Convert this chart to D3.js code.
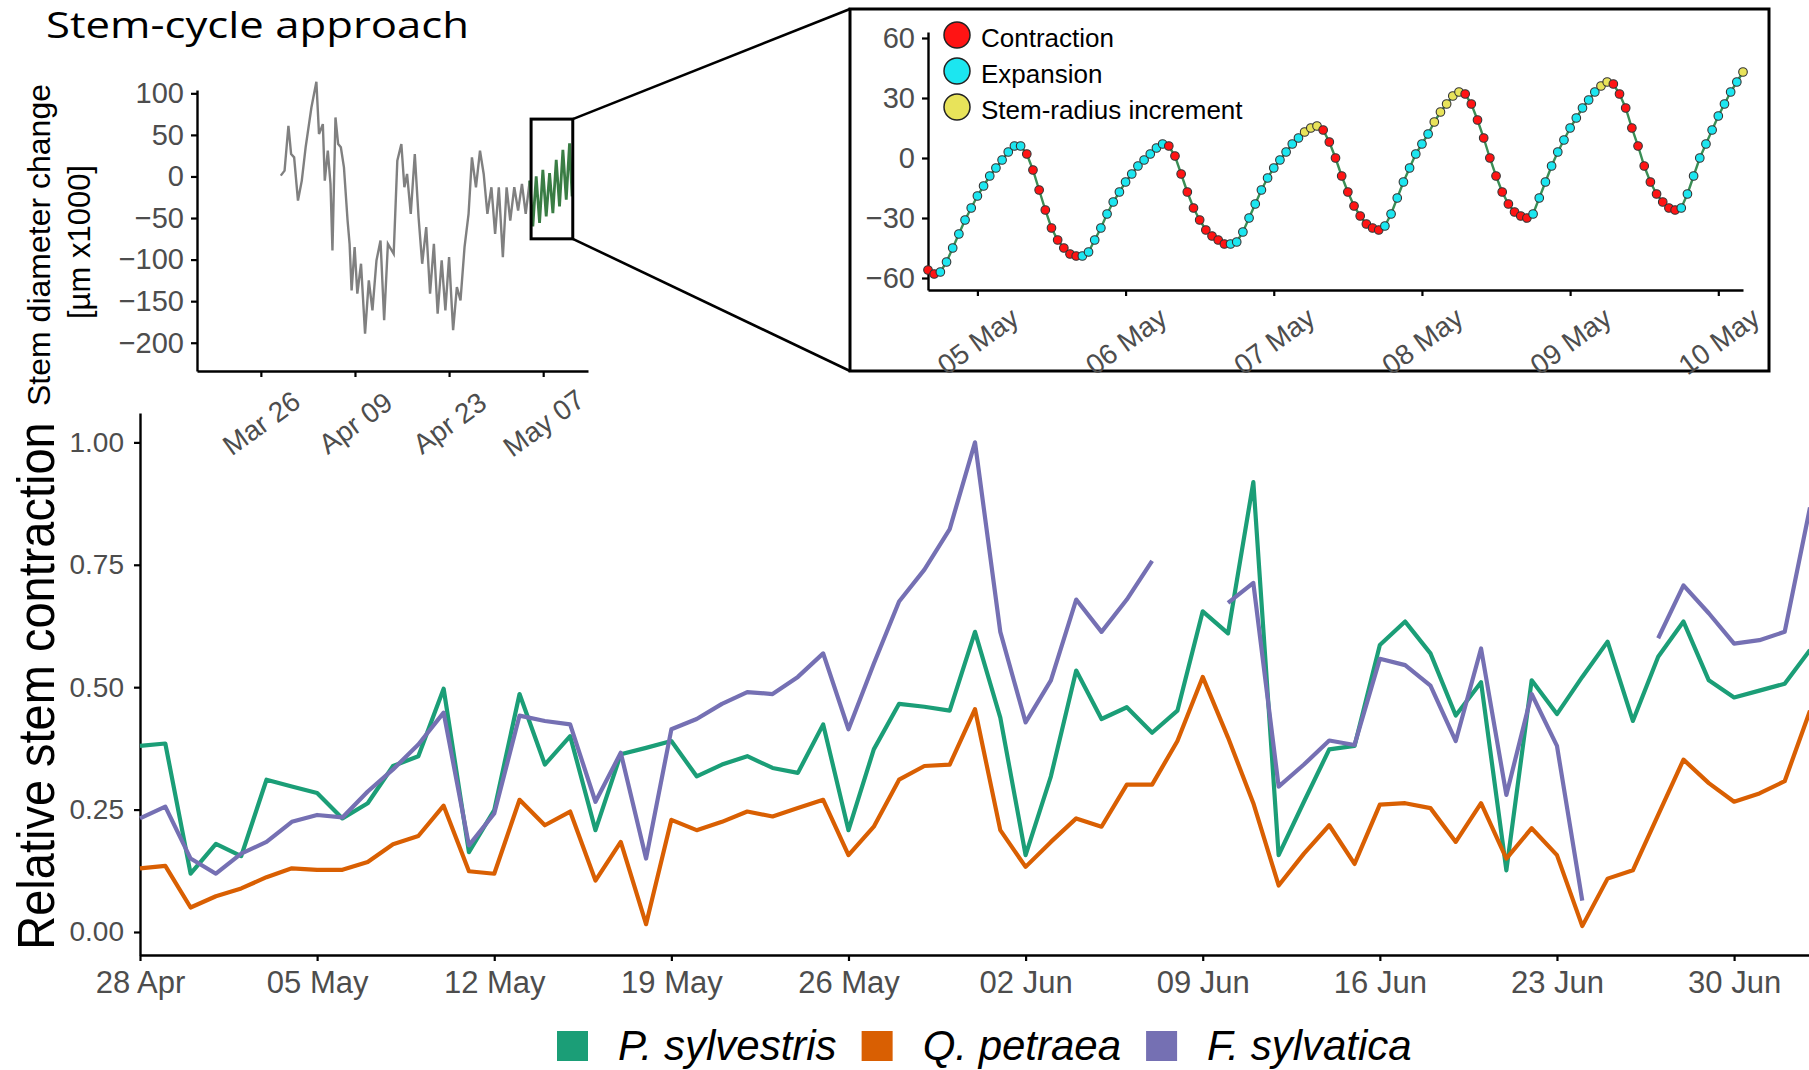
<!DOCTYPE html>
<html>
<head>
<meta charset="utf-8">
<script src="https://cdn.jsdelivr.net/npm/d3@7"></script>
<style>
  body { margin: 0; background: #fff; }
  svg { display: block; }
</style>
</head>
<body>
<div id="chart"></div>
<script>
var font = '"Liberation Sans", Arial, Helvetica, sans-serif';

// ---- main chart: relative stem contraction, one value per day from 28 Apr
var firstDay = new Date(2019, 3, 28);
var lastDay = new Date(2019, 6, 3);
var speciesNames = ["P. sylvestris", "Q. petraea", "F. sylvatica"];
var speciesColors = ["#1B9E77", "#D95F02", "#7570B3"];
var pinus = [0.38, 0.385, 0.119, 0.18, 0.155, 0.311, 0.297, 0.284, 0.232, 0.263,
  0.339, 0.359, 0.497, 0.163, 0.249, 0.486, 0.342, 0.40, 0.208, 0.363,
  0.376, 0.39, 0.318, 0.342, 0.359, 0.335, 0.325, 0.424, 0.208, 0.373,
  0.466, 0.46, 0.452, 0.613, 0.438, 0.157, 0.318, 0.534, 0.435, 0.459,
  0.407, 0.452, 0.655, 0.61, 0.919, 0.157, 0.266, 0.373, 0.38, 0.586,
  0.634, 0.569, 0.442, 0.51, 0.126, 0.514, 0.445, 0.521, 0.593, 0.431,
  0.562, 0.634, 0.514, 0.479, 0.493, 0.507, 0.576];
var quercus = [0.13, 0.135, 0.05, 0.073, 0.089, 0.112, 0.13, 0.127, 0.127, 0.143,
  0.179, 0.196, 0.258, 0.124, 0.119, 0.27, 0.218, 0.246, 0.105, 0.184,
  0.016, 0.229, 0.208, 0.225, 0.246, 0.236, 0.253, 0.27, 0.157, 0.215,
  0.311, 0.339, 0.342, 0.455, 0.208, 0.133, 0.184, 0.232, 0.215, 0.301,
  0.301, 0.39, 0.521, 0.397, 0.263, 0.095, 0.16, 0.218, 0.139, 0.26,
  0.263, 0.253, 0.184, 0.263, 0.15, 0.212, 0.157, 0.012, 0.109, 0.126,
  0.239, 0.352, 0.304, 0.266, 0.283, 0.308, 0.452];
var fagus = [0.232, 0.256, 0.15, 0.119, 0.16, 0.184, 0.225, 0.239, 0.234, 0.287,
  0.332, 0.383, 0.448, 0.177, 0.242, 0.442, 0.431, 0.424, 0.266, 0.366,
  0.15, 0.414, 0.435, 0.466, 0.49, 0.486, 0.521, 0.569, 0.414, 0.548,
  0.675, 0.74, 0.823, 1.0, 0.613, 0.428, 0.514, 0.679, 0.613, 0.679,
  0.758, null, null, 0.672, 0.713, 0.297, 0.342, 0.391, 0.382, 0.558,
  0.545, 0.503, 0.39, 0.579, 0.28, 0.486, 0.38, 0.064, null, null,
  0.6, 0.708, 0.651, 0.589, 0.596, 0.613, 0.867];
var contractionTicks = [0, 0.25, 0.5, 0.75, 1];

// ---- small panel: stem diameter change, days after 26 Mar
var panelOrigin = new Date(2019, 2, 26);
var panelTicks = ["2019-03-26", "2019-04-09", "2019-04-23", "2019-05-07"];
var panelValueTicks = [-200, -150, -100, -50, 0, 50, 100];
var stemDay = [2.96, 3.53, 4.10, 4.50, 4.95, 5.52, 6.09, 6.66, 7.52, 8.26,
  8.65, 9.22, 9.51, 9.96, 10.36, 10.65, 11.10, 11.50, 11.90, 12.36,
  12.90, 13.20, 13.50, 13.95, 14.35, 14.90, 15.50, 16.06, 16.60, 17.20,
  17.80, 18.34, 18.90, 19.76, 20.30, 20.90, 21.35, 21.75, 22.30, 22.90,
  23.46, 24.00, 24.60, 25.17, 25.74, 26.30, 26.90, 27.45, 28.00, 28.60,
  29.16, 29.70, 30.30, 30.90, 31.40, 32.00, 32.60, 33.15, 33.70, 34.30,
  34.85, 35.40, 36.00, 36.56, 37.10, 37.70, 38.27, 38.84, 39.40, 40.00,
  40.46, 40.96, 41.46, 41.95, 42.45, 42.95, 43.44, 43.94, 44.43, 44.93,
  45.43, 45.92, 46.30];
var stemValue = [1, 7, 61, 27, 23, -29, -5, 35, 83, 114,
  51, 63, -5, 31, -9, -89, 71, 39, 35, 11,
  -53, -81, -137, -85, -141, -105, -189, -125, -161, -101,
  -77, -173, -81, -93, 19, 39, -13, 3, -45, 27,
  -49, -105, -61, -141, -81, -165, -101, -161, -97, -185,
  -133, -149, -85, -45, 23, -13, 31, 3, -45, -13,
  -69, -13, -97, -13, -53, -13, -41, -9, -45, -5,
  -60, 0, -56, 8, -48, 4, -44, 20, -36, 32,
  -28, 40, -24];
var zoomFromDay = 40.0;
var boxDays = [40.2, 46.4];
var boxValues = [-75, 69];

// ---- inset: hourly stem radius change from 04 May 16:00
var insetStart = new Date(2019, 4, 4, 16);
var insetValues = [-56, -58, -57, -52, -45, -38, -31, -25, -19, -14, -9, -5, -1, 3, 6, 6,
  2, -6, -16, -26, -35, -41, -45, -48, -49, -49, -47,
  -41, -35, -28, -22, -17, -12, -8, -4, -1, 2, 5, 7, 6,
  1, -8, -17, -25, -31, -36, -39, -41, -43, -43, -42,
  -37, -30, -23, -16, -10, -5, -1, 3, 7, 10, 13, 15, 16,
  14, 8, 0, -9, -17, -24, -29, -33, -35, -36, -34,
  -28, -20, -12, -5, 2, 7, 12, 18, 23, 27, 31, 33, 32,
  27, 19, 10, 0, -9, -17, -23, -27, -29, -30, -28,
  -20, -12, -4, 3, 9, 15, 20, 25, 29, 33, 36, 38, 37,
  32, 25, 15, 6, -4, -12, -18, -22, -25, -26, -25,
  -18, -9, 0, 7, 14, 21, 27, 33, 38, 43];
var priorMax = 10;
var insetValueTicks = [-60, -30, 0, 30, 60];
var phaseNames = ["Contraction", "Expansion", "Stem-radius increment"];
var phaseColors = ["#FF1414", "#1CE6F0", "#E8E35A"];

var parseDay = d3.timeParse("%Y-%m-%d");

var svg = d3.select("#chart")
        .append("svg")
        .attr("width", 1809)
        .attr("height", 1070);

function styleAxis(g, size) {
    g.attr("font-family", font).attr("font-size", size);
    g.select(".domain").attr("stroke", "#000").attr("stroke-width", 2.4);
    g.selectAll(".tick line").attr("stroke", "#000").attr("stroke-width", 2.2);
    g.selectAll(".tick text").attr("fill", "#4D4D4D");
}

// the reference crops the top of this title; kept just inside the page here
svg.append("text")
        .attr("x", 46)
        .attr("y", 38)
        .attr("font-family", '"Open Sans", "Noto Sans", sans-serif')
        .attr("font-size", 36)
        .attr("textLength", 423)
        .attr("lengthAdjust", "spacingAndGlyphs")
        .attr("fill", "#000")
        .text("Stem-cycle approach");

// ================= small panel =================
var px = d3.scaleTime()
        .domain([new Date(2019, 2, 16, 12), new Date(2019, 4, 13, 16)])
        .range([197, 588]);
var py = d3.scaleLinear().domain([-234, 104]).range([371, 90]);

function dayToDate(d) {
    return new Date(panelOrigin.getTime() + d * 864e5);
}

var stemPoints = stemDay.map(function (d, i) {
    return {t: dayToDate(d), v: stemValue[i], day: d};
});

var panelX = svg.append("g")
        .attr("transform", "translate(0,371)")
        .call(d3.axisBottom(px)
            .tickValues(panelTicks.map(parseDay))
            .tickFormat(d3.timeFormat("%b %d"))
            .tickSize(6)
            .tickSizeOuter(0));
styleAxis(panelX, 28);
panelX.selectAll(".tick text")
        .attr("y", 0)
        .attr("dy", "0.35em")
        .attr("text-anchor", "middle")
        .attr("transform", "translate(0,52) rotate(-36)");

var panelY = svg.append("g")
        .attr("transform", "translate(197,0)")
        .call(d3.axisLeft(py)
            .tickValues(panelValueTicks)
            .tickSize(6)
            .tickPadding(7)
            .tickSizeOuter(0));
styleAxis(panelY, 29);

var stemLine = d3.line()
        .x(function (d) { return px(d.t); })
        .y(function (d) { return py(d.v); });

svg.append("path")
        .datum(stemPoints.filter(function (d) { return d.day <= zoomFromDay; }))
        .attr("d", stemLine)
        .attr("fill", "none")
        .attr("stroke", "#808080")
        .attr("stroke-width", 2.4);

svg.append("path")
        .datum(stemPoints.filter(function (d) { return d.day >= zoomFromDay; }))
        .attr("d", stemLine)
        .attr("fill", "none")
        .attr("stroke", "#3A7D44")
        .attr("stroke-width", 2.8);

var bx0 = px(dayToDate(boxDays[0])), bx1 = px(dayToDate(boxDays[1]));
var by0 = py(boxValues[1]), by1 = py(boxValues[0]);
svg.append("rect")
        .attr("x", bx0)
        .attr("y", by0)
        .attr("width", bx1 - bx0)
        .attr("height", by1 - by0)
        .attr("fill", "none")
        .attr("stroke", "#000")
        .attr("stroke-width", 3);

svg.append("text")
        .attr("transform", "translate(50,245) rotate(-90)")
        .attr("text-anchor", "middle")
        .attr("font-family", font)
        .attr("font-size", 32)
        .text("Stem diameter change");
svg.append("text")
        .attr("transform", "translate(90,242) rotate(-90)")
        .attr("text-anchor", "middle")
        .attr("font-family", font)
        .attr("font-size", 31)
        .text("[µm x1000]");

// ================= inset =================
var frame = {x0: 850, y0: 9, x1: 1769, y1: 371};
svg.append("rect")
        .attr("x", frame.x0)
        .attr("y", frame.y0)
        .attr("width", frame.x1 - frame.x0)
        .attr("height", frame.y1 - frame.y0)
        .attr("fill", "#fff")
        .attr("stroke", "#000")
        .attr("stroke-width", 3);

svg.append("line")
        .attr("x1", bx1).attr("y1", by0)
        .attr("x2", frame.x0).attr("y2", frame.y0)
        .attr("stroke", "#000").attr("stroke-width", 2.6);
svg.append("line")
        .attr("x1", bx1).attr("y1", by1)
        .attr("x2", frame.x0).attr("y2", frame.y1)
        .attr("stroke", "#000").attr("stroke-width", 2.6);

var insetPoints = [];
var runMax = priorMax;
insetValues.forEach(function (v, i) {
    var phase;
    if (v > runMax) { phase = 2; runMax = v; }
    else if (i === 0 || v < insetValues[i - 1]) { phase = 0; }
    else { phase = 1; }
    insetPoints.push({t: d3.timeHour.offset(insetStart, i), v: v, phase: phase});
});

var ix = d3.scaleTime()
        .domain([insetStart, insetPoints[insetPoints.length - 1].t])
        .range([928, 1743]);
var iy = d3.scaleLinear().domain([-66, 63]).range([290, 32]);

var insetX = svg.append("g")
        .attr("transform", "translate(0,290)")
        .call(d3.axisBottom(ix)
            .tickValues(d3.timeDay.range(new Date(2019, 4, 5), new Date(2019, 4, 11)))
            .tickFormat(d3.timeFormat("%d %b"))
            .tickSize(6)
            .tickSizeOuter(0));
styleAxis(insetX, 28);
insetX.selectAll(".tick text")
        .attr("y", 0)
        .attr("dy", "0.35em")
        .attr("text-anchor", "middle")
        .attr("transform", "translate(0,51) rotate(-36)");

var insetY = svg.append("g")
        .attr("transform", "translate(928,0)")
        .call(d3.axisLeft(iy)
            .tickValues(insetValueTicks)
            .tickSize(6)
            .tickPadding(7)
            .tickSizeOuter(0));
styleAxis(insetY, 29);

svg.append("path")
        .datum(insetPoints)
        .attr("d", d3.line()
            .x(function (d) { return ix(d.t); })
            .y(function (d) { return iy(d.v); }))
        .attr("fill", "none")
        .attr("stroke", "#3A8E55")
        .attr("stroke-width", 2.4);

svg.append("g")
        .selectAll("circle")
        .data(insetPoints)
        .join("circle")
        .attr("cx", function (d) { return ix(d.t); })
        .attr("cy", function (d) { return iy(d.v); })
        .attr("r", 4.3)
        .attr("fill", function (d) { return phaseColors[d.phase]; })
        .attr("stroke", "#333")
        .attr("stroke-width", 1.1);

var phaseLegend = svg.append("g").attr("transform", "translate(957,35)");
phaseNames.forEach(function (name, i) {
    phaseLegend.append("circle")
            .attr("cx", 0)
            .attr("cy", i * 36)
            .attr("r", 13)
            .attr("fill", phaseColors[i])
            .attr("stroke", "#222")
            .attr("stroke-width", 1.5);
    phaseLegend.append("text")
            .attr("x", 24)
            .attr("y", i * 36 + 12)
            .attr("font-family", font)
            .attr("font-size", 26)
            .attr("fill", "#000")
            .text(name);
});

// ================= main chart =================
var days = d3.timeDay.range(firstDay, d3.timeDay.offset(lastDay, 1));
var mx = d3.scaleTime().domain([firstDay, lastDay]).range([140, 1810]);
var my = d3.scaleLinear().domain([-0.047, 1.06]).range([955, 413]);

var mainX = svg.append("g")
        .attr("transform", "translate(0,955)")
        .call(d3.axisBottom(mx)
            .tickValues(d3.timeSunday.range(firstDay, lastDay))
            .tickFormat(d3.timeFormat("%d %b"))
            .tickSize(6)
            .tickPadding(10)
            .tickSizeOuter(0));
styleAxis(mainX, 31);

var mainY = svg.append("g")
        .attr("transform", "translate(140,0)")
        .call(d3.axisLeft(my)
            .tickValues(contractionTicks)
            .tickFormat(d3.format(".2f"))
            .tickSize(6)
            .tickPadding(10)
            .tickSizeOuter(0));
styleAxis(mainY, 28);

var seriesLine = d3.line()
        .defined(function (d) { return d.v != null; })
        .x(function (d) { return mx(d.t); })
        .y(function (d) { return my(d.v); });

[pinus, quercus, fagus].forEach(function (values, k) {
    svg.append("path")
            .datum(values.map(function (v, i) { return {t: days[i], v: v}; }))
            .attr("d", seriesLine)
            .attr("fill", "none")
            .attr("stroke", speciesColors[k])
            .attr("stroke-width", 4.2)
            .attr("stroke-linejoin", "round");
});

svg.append("text")
        .attr("transform", "translate(54,686) rotate(-90) scale(1,1.12)")
        .attr("text-anchor", "middle")
        .attr("font-family", font)
        .attr("font-size", 47)
        .attr("fill", "#000")
        .text("Relative stem contraction");

// legend along the bottom
var legend = svg.append("g");
var lx = 557;
speciesNames.forEach(function (name, k) {
    legend.append("rect")
            .attr("x", lx)
            .attr("y", 1031)
            .attr("width", 31)
            .attr("height", 30)
            .attr("fill", speciesColors[k]);
    var label = legend.append("text")
            .attr("x", lx + 61)
            .attr("y", 1060)
            .attr("font-family", font)
            .attr("font-size", 42)
            .attr("font-style", "italic")
            .attr("fill", "#000")
            .text(name);
    lx += 61 + label.node().getComputedTextLength() + 25;
});
</script>
</body>
</html>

**********

● **YOUR TASK**:
Please extract exactly the lines of the data, from the first through the line containing "Arial, Helvetica, sans-serif';", and add no pictures to the copy.

● **TASK RESPONSE**:
Convert this chart to D3.js code.
<!DOCTYPE html>
<html>
<head>
<meta charset="utf-8">
<script src="https://cdn.jsdelivr.net/npm/d3@7"></script>
<style>
  body { margin: 0; background: #fff; }
  svg { display: block; }
</style>
</head>
<body>
<div id="chart"></div>
<script>
var font = '"Liberation Sans", Arial, Helvetica, sans-serif';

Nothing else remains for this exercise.